Still, Serfass and other supporters say the surging interest in RNG may give big farms a more lasting solution to the environmental challenges of handling millions of gallons of manure.

“The fact that manure is collected is the opportunity. To me, that’s the starting place,” Serfass said, noting the huge volume of manure generated on U.S. livestock farms. “What other solution is there?”

The Sierra Club’s Iowa chapter, for one, has a different answer.

“Raising livestock on pasture is a better long-term solution because it eliminates the need for massive manure pits in the first place. Methane digesters are just a Band-Aid on a much larger problem,” the organization said.

The Sierra Club opposes legislation in Iowa to promote digesters, and groups such as Food & Water Watch say an RNG craze will only worsen pollution tied to the big farms that feed it. Food & Water Watch is pressing the California Air Resources Board to remove manure-to-energy’s eligibility under the state’s program.

On the federal level, many lawmakers and the Department of Agriculture are on the farms’ side.

The Agriculture Department has encouraged manure digesters for years through efforts such as the Rural Energy for America Program and other initiatives in the farm bill, renewed every five years. In Congress, Sens. Sherrod Brown (D-Ohio) and John Thune (R-S.D.) are pushing for more, introducing a bill called the “Agriculture Environmental Stewardship Act,” S. 2461, which would provide a 30 percent tax credit for building biodigester systems.

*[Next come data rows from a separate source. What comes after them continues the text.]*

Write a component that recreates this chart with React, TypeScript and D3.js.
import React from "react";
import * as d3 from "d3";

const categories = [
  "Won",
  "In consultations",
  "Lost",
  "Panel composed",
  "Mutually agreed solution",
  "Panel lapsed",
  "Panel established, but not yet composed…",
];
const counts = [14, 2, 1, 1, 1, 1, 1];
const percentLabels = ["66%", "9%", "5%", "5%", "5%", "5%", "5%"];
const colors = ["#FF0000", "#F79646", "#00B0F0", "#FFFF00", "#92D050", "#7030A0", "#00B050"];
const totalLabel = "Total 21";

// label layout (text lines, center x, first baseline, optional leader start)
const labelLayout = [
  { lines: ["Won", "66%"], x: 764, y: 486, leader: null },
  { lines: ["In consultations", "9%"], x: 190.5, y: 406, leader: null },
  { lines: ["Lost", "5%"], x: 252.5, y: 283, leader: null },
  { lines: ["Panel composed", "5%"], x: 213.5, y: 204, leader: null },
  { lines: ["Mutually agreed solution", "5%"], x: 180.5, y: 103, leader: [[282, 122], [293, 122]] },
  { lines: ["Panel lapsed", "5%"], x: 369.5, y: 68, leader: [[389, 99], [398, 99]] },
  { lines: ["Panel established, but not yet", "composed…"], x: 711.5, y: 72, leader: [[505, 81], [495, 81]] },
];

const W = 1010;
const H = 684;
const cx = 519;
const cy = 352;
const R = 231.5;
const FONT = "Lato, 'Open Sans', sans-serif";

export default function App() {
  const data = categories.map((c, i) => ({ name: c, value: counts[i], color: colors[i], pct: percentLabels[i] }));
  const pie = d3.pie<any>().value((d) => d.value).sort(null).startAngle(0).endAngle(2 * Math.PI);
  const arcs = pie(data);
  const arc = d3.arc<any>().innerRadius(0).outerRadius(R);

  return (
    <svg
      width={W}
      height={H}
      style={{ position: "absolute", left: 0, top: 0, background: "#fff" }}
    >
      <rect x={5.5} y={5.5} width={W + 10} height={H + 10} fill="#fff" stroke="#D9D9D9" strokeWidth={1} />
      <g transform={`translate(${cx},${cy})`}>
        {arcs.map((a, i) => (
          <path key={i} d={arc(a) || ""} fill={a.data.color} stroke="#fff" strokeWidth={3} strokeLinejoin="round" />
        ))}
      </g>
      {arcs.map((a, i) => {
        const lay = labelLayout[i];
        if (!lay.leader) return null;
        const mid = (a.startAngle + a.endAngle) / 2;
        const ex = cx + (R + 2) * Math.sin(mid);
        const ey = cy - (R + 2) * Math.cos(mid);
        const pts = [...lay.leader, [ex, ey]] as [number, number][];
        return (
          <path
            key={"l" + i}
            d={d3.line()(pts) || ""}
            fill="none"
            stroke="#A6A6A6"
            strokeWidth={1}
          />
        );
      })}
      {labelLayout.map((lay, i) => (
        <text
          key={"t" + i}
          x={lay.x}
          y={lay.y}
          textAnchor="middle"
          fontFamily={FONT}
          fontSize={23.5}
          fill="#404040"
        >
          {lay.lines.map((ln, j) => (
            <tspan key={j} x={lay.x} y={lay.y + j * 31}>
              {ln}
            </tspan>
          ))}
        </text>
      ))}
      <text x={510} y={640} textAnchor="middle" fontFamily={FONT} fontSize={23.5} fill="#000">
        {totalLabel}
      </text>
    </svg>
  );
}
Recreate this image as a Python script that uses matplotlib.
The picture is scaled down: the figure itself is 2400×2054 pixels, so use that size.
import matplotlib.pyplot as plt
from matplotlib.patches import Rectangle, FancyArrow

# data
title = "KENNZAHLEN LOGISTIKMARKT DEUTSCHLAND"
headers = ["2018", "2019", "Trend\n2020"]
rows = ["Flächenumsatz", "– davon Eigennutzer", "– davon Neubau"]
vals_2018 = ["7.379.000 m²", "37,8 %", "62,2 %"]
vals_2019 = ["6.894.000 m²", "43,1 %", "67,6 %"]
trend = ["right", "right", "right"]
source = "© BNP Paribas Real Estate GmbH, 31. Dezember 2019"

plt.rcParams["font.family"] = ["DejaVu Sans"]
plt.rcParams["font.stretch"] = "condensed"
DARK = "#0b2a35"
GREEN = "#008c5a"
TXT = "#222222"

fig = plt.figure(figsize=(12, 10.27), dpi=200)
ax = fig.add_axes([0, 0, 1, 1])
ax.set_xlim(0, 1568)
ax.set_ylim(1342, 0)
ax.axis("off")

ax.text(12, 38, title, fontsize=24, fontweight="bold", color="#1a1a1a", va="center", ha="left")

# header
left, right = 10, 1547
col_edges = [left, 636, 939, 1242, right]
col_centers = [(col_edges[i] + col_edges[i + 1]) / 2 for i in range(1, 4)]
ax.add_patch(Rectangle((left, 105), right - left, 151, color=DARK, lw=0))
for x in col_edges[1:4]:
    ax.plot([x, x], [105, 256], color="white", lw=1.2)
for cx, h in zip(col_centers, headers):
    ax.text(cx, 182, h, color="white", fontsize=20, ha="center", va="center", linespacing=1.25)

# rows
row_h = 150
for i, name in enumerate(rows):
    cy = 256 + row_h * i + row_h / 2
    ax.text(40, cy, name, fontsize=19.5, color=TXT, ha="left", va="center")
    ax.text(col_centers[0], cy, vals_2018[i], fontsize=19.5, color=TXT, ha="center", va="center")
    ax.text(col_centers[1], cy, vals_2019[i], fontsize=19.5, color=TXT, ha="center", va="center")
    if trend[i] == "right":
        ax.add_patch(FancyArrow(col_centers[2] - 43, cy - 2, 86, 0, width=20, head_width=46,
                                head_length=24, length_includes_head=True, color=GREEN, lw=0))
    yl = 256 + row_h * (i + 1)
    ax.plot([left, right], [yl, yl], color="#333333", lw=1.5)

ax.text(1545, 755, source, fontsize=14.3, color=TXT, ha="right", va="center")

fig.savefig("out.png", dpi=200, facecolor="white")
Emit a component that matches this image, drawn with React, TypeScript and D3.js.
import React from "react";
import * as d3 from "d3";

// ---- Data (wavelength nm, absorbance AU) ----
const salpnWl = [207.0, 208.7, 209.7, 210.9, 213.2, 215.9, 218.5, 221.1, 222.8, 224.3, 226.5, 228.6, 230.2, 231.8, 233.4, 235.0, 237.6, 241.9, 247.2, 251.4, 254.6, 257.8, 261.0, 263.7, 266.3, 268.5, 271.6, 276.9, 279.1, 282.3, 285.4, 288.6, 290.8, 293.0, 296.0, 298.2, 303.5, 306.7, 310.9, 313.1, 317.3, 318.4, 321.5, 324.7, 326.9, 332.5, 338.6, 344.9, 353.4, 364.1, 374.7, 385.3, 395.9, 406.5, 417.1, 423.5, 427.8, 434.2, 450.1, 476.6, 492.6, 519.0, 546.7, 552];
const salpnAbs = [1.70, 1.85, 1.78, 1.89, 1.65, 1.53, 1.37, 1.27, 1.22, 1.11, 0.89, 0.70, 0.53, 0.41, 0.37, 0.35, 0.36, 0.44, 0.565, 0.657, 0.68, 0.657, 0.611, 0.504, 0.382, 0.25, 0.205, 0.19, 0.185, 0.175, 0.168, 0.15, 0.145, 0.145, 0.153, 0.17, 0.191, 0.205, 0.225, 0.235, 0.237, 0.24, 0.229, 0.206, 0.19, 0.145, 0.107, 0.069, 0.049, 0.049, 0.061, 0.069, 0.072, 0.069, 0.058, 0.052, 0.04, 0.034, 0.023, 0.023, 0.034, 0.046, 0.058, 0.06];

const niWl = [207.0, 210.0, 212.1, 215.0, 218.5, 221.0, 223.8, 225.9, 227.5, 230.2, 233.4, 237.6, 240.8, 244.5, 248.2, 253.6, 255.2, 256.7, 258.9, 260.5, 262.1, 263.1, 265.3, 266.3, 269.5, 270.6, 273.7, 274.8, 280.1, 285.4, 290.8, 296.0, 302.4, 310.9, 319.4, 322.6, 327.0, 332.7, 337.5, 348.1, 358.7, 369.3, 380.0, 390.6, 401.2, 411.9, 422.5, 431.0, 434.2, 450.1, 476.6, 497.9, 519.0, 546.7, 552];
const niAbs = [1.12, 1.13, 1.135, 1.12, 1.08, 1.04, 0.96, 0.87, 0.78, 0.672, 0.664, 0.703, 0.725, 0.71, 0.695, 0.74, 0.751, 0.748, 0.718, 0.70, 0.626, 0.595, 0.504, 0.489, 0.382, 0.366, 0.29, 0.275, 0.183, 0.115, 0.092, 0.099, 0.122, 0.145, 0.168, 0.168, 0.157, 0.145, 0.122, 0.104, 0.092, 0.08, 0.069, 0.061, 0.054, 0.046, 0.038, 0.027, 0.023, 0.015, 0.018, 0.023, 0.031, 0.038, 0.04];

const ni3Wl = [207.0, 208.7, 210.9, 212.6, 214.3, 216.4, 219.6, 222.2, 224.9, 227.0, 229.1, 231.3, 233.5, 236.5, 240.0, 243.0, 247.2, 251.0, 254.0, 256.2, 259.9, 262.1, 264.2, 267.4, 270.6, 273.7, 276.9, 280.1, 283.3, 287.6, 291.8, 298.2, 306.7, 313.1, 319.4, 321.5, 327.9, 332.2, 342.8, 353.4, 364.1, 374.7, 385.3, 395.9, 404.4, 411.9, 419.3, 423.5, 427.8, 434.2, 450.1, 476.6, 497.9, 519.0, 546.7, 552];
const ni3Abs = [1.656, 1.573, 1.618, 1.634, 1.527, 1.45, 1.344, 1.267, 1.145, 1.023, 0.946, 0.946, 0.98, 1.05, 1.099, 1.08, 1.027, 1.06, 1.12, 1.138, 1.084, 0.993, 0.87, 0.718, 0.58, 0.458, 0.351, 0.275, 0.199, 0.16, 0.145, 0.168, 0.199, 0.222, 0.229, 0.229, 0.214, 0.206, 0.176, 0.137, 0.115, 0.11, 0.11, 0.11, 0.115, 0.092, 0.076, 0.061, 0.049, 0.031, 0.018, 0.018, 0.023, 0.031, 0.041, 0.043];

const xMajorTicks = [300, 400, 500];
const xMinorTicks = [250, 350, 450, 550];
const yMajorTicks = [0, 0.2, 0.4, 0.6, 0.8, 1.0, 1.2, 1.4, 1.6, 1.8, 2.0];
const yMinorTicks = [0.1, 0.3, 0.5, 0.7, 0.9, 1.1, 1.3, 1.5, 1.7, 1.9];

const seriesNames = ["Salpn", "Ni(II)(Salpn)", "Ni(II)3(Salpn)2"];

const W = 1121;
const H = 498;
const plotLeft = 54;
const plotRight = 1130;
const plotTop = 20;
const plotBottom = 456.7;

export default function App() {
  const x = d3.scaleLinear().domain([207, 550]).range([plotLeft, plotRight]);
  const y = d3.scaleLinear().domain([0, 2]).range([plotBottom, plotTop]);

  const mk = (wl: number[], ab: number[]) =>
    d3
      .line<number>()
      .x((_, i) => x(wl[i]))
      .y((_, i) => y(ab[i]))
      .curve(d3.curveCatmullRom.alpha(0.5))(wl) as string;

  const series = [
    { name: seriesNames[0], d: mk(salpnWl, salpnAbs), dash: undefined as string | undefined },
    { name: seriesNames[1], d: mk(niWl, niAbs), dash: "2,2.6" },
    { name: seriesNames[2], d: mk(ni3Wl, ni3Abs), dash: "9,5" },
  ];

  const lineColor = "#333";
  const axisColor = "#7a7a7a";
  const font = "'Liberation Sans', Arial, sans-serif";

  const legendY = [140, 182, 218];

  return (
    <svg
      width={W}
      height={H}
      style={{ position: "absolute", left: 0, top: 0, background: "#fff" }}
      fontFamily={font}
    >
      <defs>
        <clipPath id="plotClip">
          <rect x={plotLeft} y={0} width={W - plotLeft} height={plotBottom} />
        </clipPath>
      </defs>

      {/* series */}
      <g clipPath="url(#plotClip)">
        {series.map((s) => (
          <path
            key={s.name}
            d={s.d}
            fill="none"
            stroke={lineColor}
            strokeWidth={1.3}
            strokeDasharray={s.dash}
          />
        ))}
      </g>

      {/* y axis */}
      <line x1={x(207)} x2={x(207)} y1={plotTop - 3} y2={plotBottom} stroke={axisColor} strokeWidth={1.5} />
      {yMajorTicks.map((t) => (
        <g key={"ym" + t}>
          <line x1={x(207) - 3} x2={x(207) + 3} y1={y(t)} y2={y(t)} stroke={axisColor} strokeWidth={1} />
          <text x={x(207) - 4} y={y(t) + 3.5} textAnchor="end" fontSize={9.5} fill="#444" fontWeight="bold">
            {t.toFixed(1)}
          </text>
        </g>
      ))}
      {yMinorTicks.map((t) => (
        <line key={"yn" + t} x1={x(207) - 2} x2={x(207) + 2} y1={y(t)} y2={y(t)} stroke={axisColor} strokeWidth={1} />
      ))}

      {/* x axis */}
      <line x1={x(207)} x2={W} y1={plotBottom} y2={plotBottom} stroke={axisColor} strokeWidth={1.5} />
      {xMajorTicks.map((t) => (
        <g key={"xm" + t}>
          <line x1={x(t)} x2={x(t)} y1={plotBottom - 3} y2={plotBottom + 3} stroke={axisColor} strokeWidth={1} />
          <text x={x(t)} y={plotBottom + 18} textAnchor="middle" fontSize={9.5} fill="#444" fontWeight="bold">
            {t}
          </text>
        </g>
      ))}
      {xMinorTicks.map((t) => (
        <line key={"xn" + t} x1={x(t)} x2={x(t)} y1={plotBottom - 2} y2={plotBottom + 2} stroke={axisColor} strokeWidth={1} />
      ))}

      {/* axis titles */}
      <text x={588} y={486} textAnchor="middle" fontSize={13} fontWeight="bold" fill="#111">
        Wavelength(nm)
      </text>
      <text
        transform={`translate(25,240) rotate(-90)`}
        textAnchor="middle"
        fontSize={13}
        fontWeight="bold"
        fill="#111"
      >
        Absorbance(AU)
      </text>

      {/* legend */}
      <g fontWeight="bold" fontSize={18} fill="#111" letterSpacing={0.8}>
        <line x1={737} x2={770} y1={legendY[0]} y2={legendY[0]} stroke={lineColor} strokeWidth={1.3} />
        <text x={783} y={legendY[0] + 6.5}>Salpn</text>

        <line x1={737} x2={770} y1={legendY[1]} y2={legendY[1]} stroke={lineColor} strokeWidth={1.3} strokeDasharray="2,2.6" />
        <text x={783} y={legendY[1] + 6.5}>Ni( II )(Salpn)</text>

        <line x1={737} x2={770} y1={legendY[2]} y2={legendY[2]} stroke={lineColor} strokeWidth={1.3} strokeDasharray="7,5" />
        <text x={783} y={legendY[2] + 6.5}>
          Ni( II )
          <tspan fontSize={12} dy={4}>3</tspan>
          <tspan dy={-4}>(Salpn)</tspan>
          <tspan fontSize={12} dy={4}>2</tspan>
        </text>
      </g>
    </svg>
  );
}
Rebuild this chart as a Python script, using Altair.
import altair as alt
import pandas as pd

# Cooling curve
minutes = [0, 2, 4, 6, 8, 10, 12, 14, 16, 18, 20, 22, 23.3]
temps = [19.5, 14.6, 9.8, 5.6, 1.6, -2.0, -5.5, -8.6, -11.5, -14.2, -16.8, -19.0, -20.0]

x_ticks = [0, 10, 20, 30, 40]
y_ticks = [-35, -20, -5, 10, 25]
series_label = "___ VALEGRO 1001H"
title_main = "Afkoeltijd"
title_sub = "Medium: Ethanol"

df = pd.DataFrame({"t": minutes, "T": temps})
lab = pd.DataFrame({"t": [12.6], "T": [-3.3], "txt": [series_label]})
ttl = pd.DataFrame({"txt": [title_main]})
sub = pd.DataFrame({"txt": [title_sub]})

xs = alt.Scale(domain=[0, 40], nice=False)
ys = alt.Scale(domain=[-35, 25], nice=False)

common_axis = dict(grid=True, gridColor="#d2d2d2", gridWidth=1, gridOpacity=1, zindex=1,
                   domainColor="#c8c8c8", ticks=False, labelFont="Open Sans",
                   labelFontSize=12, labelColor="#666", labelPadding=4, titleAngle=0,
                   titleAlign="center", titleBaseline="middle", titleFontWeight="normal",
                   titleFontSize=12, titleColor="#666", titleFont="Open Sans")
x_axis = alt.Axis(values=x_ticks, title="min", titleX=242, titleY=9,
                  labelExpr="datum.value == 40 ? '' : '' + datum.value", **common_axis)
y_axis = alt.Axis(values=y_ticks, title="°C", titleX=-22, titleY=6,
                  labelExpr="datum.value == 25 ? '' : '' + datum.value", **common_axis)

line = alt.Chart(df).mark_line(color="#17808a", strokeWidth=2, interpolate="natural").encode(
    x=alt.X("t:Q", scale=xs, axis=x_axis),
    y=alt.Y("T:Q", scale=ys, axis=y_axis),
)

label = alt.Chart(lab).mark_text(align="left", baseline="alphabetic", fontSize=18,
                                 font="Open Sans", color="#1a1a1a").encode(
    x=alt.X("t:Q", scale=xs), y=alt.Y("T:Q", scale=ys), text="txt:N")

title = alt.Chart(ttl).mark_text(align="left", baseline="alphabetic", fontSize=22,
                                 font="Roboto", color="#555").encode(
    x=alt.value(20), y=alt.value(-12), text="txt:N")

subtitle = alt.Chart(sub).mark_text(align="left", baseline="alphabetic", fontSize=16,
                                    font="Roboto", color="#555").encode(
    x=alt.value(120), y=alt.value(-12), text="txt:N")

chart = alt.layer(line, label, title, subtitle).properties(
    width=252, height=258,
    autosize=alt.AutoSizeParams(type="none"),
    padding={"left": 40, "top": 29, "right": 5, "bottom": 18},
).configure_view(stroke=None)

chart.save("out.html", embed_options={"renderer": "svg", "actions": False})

That bill was included in a broader energy package passed in the Finance Committee last year and awaits further action as part of a to-be-determined energy policy overhaul.

“Many Ohio farmers are struggling to safely dispose of livestock waste that could be used for renewable energy,” Brown said in a statement to E&E News, adding that his bill would encourage technology needed to convert farm waste into natural gas. “I’m going to keep working with my colleagues to ensure that we can get this done.”